Plotting code records.
===

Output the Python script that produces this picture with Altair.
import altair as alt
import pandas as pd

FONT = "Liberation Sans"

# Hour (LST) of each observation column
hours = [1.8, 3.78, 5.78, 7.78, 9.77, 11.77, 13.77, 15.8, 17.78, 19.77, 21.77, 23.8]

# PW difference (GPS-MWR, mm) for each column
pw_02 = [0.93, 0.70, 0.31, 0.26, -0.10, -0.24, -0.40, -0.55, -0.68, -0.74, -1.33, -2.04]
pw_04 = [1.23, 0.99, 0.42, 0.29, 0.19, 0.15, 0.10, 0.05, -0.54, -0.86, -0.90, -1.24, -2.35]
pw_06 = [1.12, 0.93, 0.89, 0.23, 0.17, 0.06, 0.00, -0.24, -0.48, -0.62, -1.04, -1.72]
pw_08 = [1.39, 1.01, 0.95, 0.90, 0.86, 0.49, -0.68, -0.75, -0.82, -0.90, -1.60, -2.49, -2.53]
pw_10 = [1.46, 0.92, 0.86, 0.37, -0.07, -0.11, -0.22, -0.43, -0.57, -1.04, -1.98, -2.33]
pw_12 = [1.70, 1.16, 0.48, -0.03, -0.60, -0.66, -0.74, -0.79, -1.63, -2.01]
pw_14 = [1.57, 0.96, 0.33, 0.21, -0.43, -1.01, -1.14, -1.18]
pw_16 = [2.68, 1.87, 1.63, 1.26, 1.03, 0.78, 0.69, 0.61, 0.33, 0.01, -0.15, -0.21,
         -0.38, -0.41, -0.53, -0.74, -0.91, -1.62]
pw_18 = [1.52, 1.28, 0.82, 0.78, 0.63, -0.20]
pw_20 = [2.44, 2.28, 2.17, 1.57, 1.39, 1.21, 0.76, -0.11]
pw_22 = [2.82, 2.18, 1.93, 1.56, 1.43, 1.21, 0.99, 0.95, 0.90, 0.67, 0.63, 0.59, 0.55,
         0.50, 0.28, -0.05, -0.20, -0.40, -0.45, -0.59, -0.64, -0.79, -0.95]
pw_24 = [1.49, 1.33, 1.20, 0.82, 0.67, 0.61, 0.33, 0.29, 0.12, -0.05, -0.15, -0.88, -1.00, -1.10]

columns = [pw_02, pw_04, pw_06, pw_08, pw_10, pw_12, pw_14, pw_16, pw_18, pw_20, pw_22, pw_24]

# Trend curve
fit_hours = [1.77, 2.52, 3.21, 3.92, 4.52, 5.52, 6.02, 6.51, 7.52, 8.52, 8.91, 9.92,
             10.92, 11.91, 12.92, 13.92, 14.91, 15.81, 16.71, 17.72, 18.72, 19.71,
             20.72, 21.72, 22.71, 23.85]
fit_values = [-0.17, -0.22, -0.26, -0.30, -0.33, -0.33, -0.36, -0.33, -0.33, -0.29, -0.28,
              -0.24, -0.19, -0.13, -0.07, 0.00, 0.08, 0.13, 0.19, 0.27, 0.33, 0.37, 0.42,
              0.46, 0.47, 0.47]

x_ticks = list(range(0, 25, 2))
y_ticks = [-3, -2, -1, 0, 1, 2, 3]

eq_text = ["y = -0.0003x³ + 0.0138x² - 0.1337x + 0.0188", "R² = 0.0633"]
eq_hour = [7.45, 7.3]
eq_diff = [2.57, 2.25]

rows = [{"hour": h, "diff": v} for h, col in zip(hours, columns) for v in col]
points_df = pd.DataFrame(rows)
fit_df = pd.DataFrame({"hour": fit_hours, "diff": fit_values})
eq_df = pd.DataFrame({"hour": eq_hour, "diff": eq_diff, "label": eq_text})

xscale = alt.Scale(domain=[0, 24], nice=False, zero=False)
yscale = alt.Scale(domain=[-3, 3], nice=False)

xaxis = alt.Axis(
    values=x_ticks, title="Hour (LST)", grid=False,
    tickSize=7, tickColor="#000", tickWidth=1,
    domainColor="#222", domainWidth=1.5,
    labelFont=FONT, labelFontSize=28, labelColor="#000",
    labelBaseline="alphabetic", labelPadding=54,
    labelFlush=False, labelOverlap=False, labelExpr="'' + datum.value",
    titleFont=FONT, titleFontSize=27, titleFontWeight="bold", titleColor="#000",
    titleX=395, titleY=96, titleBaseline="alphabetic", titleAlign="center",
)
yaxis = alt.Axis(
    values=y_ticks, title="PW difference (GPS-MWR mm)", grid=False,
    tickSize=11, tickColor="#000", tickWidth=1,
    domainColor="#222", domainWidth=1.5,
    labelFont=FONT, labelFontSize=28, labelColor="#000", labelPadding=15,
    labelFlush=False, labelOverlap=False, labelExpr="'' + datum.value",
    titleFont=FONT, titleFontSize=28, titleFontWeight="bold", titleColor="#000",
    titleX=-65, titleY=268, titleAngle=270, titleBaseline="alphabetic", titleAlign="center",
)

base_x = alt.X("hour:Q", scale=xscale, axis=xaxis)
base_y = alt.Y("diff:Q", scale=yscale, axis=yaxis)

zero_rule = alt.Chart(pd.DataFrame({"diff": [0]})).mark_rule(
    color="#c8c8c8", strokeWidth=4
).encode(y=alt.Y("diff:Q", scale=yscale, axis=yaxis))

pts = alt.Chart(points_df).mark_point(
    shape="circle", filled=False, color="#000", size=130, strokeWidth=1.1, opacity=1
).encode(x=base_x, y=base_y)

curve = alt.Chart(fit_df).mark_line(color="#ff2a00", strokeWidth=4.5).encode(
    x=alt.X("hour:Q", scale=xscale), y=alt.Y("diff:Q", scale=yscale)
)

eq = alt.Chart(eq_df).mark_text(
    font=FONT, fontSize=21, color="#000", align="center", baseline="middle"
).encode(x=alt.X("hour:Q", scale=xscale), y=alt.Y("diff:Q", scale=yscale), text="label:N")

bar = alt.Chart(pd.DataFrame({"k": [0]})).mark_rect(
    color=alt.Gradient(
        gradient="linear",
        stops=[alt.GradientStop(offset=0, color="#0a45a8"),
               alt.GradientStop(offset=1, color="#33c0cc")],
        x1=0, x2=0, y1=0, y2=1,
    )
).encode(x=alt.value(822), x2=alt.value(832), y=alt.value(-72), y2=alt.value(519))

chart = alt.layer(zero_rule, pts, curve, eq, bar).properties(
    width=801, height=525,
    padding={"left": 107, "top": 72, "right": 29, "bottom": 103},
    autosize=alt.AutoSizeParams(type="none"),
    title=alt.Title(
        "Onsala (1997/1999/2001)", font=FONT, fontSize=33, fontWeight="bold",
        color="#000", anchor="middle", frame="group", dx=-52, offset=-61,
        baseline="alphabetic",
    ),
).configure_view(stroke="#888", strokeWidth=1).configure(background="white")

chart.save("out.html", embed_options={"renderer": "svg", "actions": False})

===

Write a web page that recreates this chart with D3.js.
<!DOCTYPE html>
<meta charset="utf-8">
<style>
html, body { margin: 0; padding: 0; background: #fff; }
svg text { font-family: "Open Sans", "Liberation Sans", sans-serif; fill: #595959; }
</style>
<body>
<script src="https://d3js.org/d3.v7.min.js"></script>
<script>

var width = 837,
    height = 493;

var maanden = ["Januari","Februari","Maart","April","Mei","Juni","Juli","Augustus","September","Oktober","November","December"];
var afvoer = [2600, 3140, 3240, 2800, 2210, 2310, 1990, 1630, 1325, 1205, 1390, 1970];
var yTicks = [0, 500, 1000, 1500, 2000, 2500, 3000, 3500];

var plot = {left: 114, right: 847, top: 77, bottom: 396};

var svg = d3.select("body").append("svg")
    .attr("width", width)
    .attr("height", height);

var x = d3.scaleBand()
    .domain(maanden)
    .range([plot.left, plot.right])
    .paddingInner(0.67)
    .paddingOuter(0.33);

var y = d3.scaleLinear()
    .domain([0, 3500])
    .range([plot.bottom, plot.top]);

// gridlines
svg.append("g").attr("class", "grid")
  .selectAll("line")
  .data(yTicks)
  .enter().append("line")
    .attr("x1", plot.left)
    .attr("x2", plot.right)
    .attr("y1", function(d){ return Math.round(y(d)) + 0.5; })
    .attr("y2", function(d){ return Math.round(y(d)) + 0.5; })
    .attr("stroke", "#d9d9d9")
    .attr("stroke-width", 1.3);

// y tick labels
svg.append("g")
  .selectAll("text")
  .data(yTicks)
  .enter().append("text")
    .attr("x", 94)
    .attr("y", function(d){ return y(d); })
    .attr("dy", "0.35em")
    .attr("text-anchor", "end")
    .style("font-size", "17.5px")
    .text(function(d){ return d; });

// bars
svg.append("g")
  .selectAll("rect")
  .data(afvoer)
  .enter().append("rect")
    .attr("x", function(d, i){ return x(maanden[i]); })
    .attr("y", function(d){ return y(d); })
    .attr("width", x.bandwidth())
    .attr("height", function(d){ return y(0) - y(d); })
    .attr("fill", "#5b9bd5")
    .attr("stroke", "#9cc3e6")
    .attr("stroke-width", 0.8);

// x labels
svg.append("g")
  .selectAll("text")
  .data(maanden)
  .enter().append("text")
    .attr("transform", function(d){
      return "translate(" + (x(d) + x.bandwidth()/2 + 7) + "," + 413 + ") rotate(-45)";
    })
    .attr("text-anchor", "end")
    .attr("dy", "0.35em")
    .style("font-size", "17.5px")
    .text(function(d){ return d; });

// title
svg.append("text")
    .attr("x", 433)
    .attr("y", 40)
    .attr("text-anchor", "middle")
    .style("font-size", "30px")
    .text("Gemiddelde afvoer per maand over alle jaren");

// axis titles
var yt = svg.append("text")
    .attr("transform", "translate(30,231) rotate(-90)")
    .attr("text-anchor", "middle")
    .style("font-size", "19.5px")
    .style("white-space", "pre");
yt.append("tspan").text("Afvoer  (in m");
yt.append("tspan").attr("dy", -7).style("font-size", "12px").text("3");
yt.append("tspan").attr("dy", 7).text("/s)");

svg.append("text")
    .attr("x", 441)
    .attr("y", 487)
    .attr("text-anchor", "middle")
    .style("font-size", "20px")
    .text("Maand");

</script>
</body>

===

PROBLEM DETAILS. Exact duplication is required for the lines above, from the line that contains "Output the Python" to the line that contains "19.77, 21.77, 23.8]", inclusive; omit all others.

EXERCISE OUTPUT.
Output the Python script that produces this picture with Altair.
import altair as alt
import pandas as pd

FONT = "Liberation Sans"

# Hour (LST) of each observation column
hours = [1.8, 3.78, 5.78, 7.78, 9.77, 11.77, 13.77, 15.8, 17.78, 19.77, 21.77, 23.8]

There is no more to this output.